◆ Instructions to follow
Reproduce exactly the lines from the line with "Give me the" through the line with "import * as", both included, and no other lines.

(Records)
----------------------------------------
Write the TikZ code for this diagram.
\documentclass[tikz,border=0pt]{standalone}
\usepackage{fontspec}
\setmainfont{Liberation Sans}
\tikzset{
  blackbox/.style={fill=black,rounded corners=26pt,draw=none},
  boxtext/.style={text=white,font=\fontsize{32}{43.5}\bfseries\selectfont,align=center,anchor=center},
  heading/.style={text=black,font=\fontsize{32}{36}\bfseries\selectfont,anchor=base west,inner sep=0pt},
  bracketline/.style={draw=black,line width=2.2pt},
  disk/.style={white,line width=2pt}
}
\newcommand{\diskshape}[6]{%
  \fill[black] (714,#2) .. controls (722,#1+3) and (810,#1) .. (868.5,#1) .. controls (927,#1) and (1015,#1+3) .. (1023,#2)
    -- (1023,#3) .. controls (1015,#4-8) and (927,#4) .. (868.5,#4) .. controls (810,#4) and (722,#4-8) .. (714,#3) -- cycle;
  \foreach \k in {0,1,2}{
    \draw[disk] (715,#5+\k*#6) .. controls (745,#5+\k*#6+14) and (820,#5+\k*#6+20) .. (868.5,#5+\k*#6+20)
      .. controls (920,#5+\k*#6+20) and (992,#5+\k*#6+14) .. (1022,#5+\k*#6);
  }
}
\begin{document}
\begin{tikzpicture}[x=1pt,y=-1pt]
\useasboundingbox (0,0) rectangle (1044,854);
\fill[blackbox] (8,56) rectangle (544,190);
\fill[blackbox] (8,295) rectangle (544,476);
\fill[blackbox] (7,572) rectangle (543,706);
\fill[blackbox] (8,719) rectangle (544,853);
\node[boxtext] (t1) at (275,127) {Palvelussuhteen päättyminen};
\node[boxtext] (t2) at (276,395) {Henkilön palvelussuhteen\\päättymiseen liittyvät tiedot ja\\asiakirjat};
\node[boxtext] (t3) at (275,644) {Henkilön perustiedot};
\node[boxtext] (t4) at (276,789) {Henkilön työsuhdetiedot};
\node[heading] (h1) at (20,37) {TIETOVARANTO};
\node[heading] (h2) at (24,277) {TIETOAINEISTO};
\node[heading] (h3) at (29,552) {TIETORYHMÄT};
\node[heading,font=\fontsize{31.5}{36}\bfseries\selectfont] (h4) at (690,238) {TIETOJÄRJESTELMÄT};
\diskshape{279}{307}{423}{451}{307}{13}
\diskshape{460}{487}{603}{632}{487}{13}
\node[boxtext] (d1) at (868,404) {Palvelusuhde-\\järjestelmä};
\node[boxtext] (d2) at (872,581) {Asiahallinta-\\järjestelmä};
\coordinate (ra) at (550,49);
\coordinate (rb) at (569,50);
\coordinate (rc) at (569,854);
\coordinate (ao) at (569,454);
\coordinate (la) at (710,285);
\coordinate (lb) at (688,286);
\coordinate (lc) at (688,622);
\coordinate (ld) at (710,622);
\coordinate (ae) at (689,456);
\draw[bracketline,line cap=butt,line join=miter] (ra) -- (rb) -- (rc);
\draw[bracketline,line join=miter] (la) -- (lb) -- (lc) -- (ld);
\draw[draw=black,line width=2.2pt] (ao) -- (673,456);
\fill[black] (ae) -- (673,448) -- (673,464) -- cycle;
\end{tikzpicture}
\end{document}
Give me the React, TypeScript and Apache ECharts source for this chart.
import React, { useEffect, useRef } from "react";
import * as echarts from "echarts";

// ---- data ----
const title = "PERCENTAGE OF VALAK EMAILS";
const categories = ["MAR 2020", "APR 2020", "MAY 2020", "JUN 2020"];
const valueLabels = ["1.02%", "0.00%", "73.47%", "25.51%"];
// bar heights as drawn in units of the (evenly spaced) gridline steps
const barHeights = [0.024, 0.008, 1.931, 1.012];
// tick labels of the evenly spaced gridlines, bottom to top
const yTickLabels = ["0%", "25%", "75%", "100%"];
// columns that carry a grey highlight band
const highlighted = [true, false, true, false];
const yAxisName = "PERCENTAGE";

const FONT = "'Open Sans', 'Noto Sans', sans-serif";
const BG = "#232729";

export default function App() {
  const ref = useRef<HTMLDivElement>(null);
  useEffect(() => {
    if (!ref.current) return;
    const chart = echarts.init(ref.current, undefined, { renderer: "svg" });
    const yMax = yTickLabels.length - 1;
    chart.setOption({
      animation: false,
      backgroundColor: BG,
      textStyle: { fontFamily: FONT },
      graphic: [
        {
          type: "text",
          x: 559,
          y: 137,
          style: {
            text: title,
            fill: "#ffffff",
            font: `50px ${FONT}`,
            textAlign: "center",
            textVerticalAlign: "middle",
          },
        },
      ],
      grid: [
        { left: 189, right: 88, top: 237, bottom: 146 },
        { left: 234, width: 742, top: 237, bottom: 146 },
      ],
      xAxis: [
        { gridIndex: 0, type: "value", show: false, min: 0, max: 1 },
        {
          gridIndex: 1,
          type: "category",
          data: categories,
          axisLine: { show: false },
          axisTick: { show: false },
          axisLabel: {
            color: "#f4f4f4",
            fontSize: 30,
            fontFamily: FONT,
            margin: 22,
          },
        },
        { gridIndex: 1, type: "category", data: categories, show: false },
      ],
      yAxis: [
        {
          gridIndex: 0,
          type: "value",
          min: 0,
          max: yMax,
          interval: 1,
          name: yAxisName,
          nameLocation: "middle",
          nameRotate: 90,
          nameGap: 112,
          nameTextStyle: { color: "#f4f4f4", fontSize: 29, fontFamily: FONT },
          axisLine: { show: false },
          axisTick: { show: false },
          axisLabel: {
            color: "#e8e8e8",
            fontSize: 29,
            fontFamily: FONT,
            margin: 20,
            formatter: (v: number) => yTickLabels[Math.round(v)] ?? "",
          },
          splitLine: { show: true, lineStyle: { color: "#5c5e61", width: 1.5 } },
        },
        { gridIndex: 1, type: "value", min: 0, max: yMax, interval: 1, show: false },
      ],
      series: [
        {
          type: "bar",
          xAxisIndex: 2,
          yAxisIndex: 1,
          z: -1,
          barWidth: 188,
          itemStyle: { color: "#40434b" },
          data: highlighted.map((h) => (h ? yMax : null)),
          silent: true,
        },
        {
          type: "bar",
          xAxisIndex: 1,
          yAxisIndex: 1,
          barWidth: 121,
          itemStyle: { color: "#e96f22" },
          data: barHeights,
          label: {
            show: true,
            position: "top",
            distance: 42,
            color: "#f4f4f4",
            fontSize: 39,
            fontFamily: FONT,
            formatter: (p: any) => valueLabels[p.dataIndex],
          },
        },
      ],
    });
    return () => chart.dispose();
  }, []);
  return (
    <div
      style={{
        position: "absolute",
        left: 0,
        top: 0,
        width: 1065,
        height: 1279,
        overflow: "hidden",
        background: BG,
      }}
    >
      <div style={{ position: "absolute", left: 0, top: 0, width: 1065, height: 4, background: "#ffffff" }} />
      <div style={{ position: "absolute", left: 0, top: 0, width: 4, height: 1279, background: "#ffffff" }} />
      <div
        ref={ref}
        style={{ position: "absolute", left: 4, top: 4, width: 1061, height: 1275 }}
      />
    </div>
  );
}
----------------------------------------
◆ Solution for this task
Give me the React, TypeScript and Apache ECharts source for this chart.
import React, { useEffect, useRef } from "react";
import * as echarts from "echarts";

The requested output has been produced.